Subclinical RNV can be understood as subclinical precursors to clinically evident RNV.^11^ While clinical grading systems like the ETDRS can estimate the short and long term risk of proliferative disease, they are imprecise in that conversion to proliferative does not go always go through stepwise progression mild to moderate to severe NPDR and even mild NPDR can progress to PDR in one year. We theorize that eyes with subclinical RNV are at a higher risk of developing clinically evident RNV for the same level of clinical retinopathy severity level. By combining the detection of subclinical RNV and quantification of NPA, we may be able to more precisely predict which eyes are at risk for developing vision-threatening retinopathy compared to clinical grading. For instance, eyes approaching or exceeding the 28.84% threshold could be presumed at higher risk for developing overt RNV compared to eyes with a much lower NPA index, even if both are clinically classified within the same DR severity stage. Such thresholds could indirectly influence treatment strategies by identifying cases that may benefit from closer monitoring or earlier intervention. While these findings highlight the potential for subclinical RNV and NPA as a predictive biomarker, further larger and longitudinal studies are required to validate its prognostic utility and assess its role in guiding earlier interventions in diabetic retinopathy.
This study has several limitations that should be considered.

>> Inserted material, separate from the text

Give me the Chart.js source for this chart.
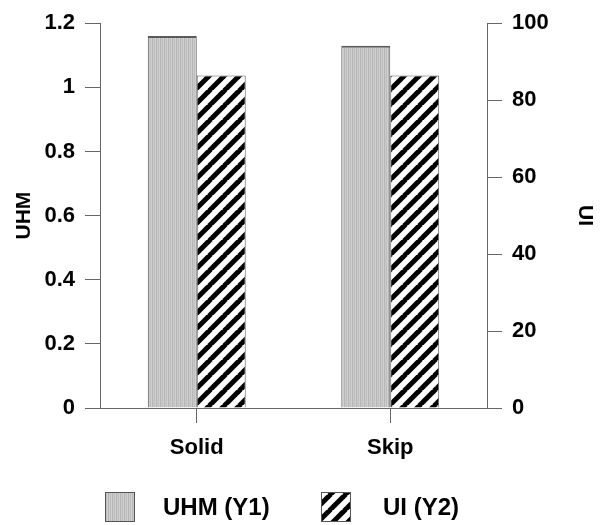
<!DOCTYPE html>
<html>
<head>
<meta charset="utf-8">
<script src="https://cdn.jsdelivr.net/npm/chart.js@4/dist/chart.umd.min.js"></script>
<style>
  html, body { margin: 0; padding: 0; background: #fff; }
  #c { display: block; }
</style>
</head>
<body>
<canvas id="c" width="604" height="525"></canvas>
<script>
// Categories and series
const categories = ['Solid', 'Skip'];
const uhmValues = [1.16, 1.13];   // left axis (Y1)
const uiValues = [86.4, 86.4];    // right axis (Y2)

// Axis ticks
const uhmTicks = [0, 0.2, 0.4, 0.6, 0.8, 1, 1.2];
const uiTicks = [0, 20, 40, 60, 80, 100];

const seriesNames = ['UHM (Y1)', 'UI (Y2)'];

const FONT = "'Liberation Sans', Arial, sans-serif";
const AXIS = '#666666';

// Fine vertical-striped light grey fill
function greyPattern() {
  const t = document.createElement('canvas');
  t.width = 4; t.height = 4;
  const g = t.getContext('2d');
  const cols = ['#b6b6b6', '#cacaca', '#bfbfbf', '#d0d0d0'];
  cols.forEach((c, i) => { g.fillStyle = c; g.fillRect(i, 0, 1, 4); });
  return g.createPattern(t, 'repeat');
}

// Black "/" diagonal hatching on white
function hatchPattern() {
  const s = 15;
  const t = document.createElement('canvas');
  t.width = s; t.height = s;
  const g = t.getContext('2d');
  g.fillStyle = '#fff';
  g.fillRect(0, 0, s, s);
  g.strokeStyle = '#000';
  g.lineWidth = 5;
  for (let k = -1; k <= 1; k++) {
    g.beginPath();
    g.moveTo(k * s - 1, s + 1);
    g.lineTo(k * s + s + 1, -1);
    g.stroke();
  }
  return g.createPattern(t, 'repeat');
}

const greyFill = greyPattern();
const hatchFill = hatchPattern();

// Legend drawn under the axis: swatch + label per series
const bottomLegend = {
  id: 'bottomLegend',
  afterDraw(chart) {
    const ctx = chart.ctx;
    const items = [
      { x: 105, text: 163, fill: greyFill, label: seriesNames[0] },
      { x: 321, text: 383, fill: hatchFill, label: seriesNames[1] }
    ];
    const y = 492, size = 30;
    ctx.save();
    items.forEach(it => {
      ctx.fillStyle = it.fill;
      ctx.fillRect(it.x, y, size, size);
      ctx.strokeStyle = '#555';
      ctx.lineWidth = 1;
      ctx.strokeRect(it.x + 0.5, y + 0.5, size - 1, size - 1);
      ctx.fillStyle = '#000';
      ctx.font = 'bold 24px ' + FONT;
      ctx.textBaseline = 'middle';
      ctx.textAlign = 'left';
      ctx.fillText(it.label, it.text, y + size / 2 + 1);
    });
    ctx.restore();
  }
};

new Chart(document.getElementById('c'), {
  type: 'bar',
  data: {
    labels: categories,
    datasets: [
      {
        label: seriesNames[0],
        data: uhmValues,
        yAxisID: 'y',
        backgroundColor: greyFill,
        borderColor: '#5a5a5a',
        borderWidth: { top: 2, left: 1, right: 1, bottom: 0 },
        categoryPercentage: 0.506,
        barPercentage: 1
      },
      {
        label: seriesNames[1],
        data: uiValues,
        yAxisID: 'y1',
        backgroundColor: hatchFill,
        borderColor: '#5a5a5a',
        borderWidth: { top: 1, left: 1, right: 1, bottom: 0 },
        categoryPercentage: 0.506,
        barPercentage: 1
      }
    ]
  },
  options: {
    responsive: false,
    animation: false,
    layout: { padding: { top: 19, left: 0, right: 0, bottom: 0 } },
    plugins: {
      legend: { display: false },
      tooltip: { enabled: false }
    },
    scales: {
      x: {
        offset: true,
        grid: { display: true, offset: false, drawOnChartArea: false, tickLength: 15, color: AXIS },
        border: { display: true, color: AXIS, width: 1 },
        ticks: { color: '#000', font: { family: FONT, size: 22, weight: 'bold' }, padding: 12 },
        afterFit(s) { s.height = 117; }
      },
      y: {
        position: 'left',
        min: 0, max: 1.2,
        afterBuildTicks(s) { s.ticks = uhmTicks.map(v => ({ value: v })); },
        grid: { display: true, drawOnChartArea: false, tickLength: 15, color: AXIS },
        border: { display: true, color: AXIS, width: 1 },
        ticks: {
          color: '#000', padding: 10,
          font: { family: FONT, size: 22, weight: 'bold' },
          callback: v => String(Math.round(v * 10) / 10)
        },
        title: {
          display: true, text: 'UHM', color: '#000',
          font: { family: FONT, size: 21, weight: 'bold' },
          padding: { top: 12, bottom: 0 }
        },
        afterFit(s) { s.width = 100; }
      },
      y1: {
        position: 'right',
        min: 0, max: 100,
        afterBuildTicks(s) { s.ticks = uiTicks.map(v => ({ value: v })); },
        grid: { display: true, drawOnChartArea: false, tickLength: 15, color: AXIS },
        border: { display: true, color: AXIS, width: 1 },
        ticks: {
          color: '#000', padding: 10,
          font: { family: FONT, size: 22, weight: 'bold' }
        },
        title: {
          display: true, text: 'UI', color: '#000',
          font: { family: FONT, size: 21, weight: 'bold' },
          padding: { top: 7, bottom: 0 }
        },
        afterFit(s) { s.width = 117; }
      }
    }
  },
  plugins: [bottomLegend]
});
</script>
</body>
</html>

First, image distortion remains a confounding factor due to the curved retinal surface and the challenges of imaging the peripheral retina. This distortion may have affected measurements of peripheral capillary nonperfusion, particularly in eyes with longer axial lengths, posing challenges for accurate intercapillary distance measurements and NPA calculations.^34^ To address this, we normalized NPAs using an index and defined retinal regions based on anatomical landmarks, such as the fovea and optic disc, ensuring anatomic region segmentation. However, future efforts to recognize and correct image distortion are necessary to improve measurement accuracy.^35^ The resolution of the single-shot 26 × 21 mm OCTA scans is lower than that scans of smaller fields of view, which may limit sensitivity to subtle microvascular abnormalities. Nonetheless, the broader field of view enabled a comprehensive assessment of ischemic changes across the retina. Additionally, not all cases were treatment-naïve, and some subclinical RNV may represent regressed neovascularization following prior interventions. This highlights the need for refined DR grading systems that account for documenting treatment responses, enabling a more accurate representation of disease severity and current activity.^36^ Finally, longitudinal studies with larger cohorts and advancements in imaging technology are essential to validate the predictive value of NPA indices and further enhance the clinical applicability of widefield OCTA in diabetic retinopathy.
In conclusion, this study demonstrates the utility of a widefield OCTA in detecting subclinical RNV and quantifying retinal nonperfusion areas in NPDR. By employing a single-shot imaging protocol and an anatomically guided approach to retinal region segmentation, we provided a comprehensive assessment of ischemic changes across the posterior and mid-peripheral retina. The identified NPA thresholds, particularly in the mid-peripheral region, highlight the potential of OCTA-derived metrics as predictive biomarkers for early proliferative changes.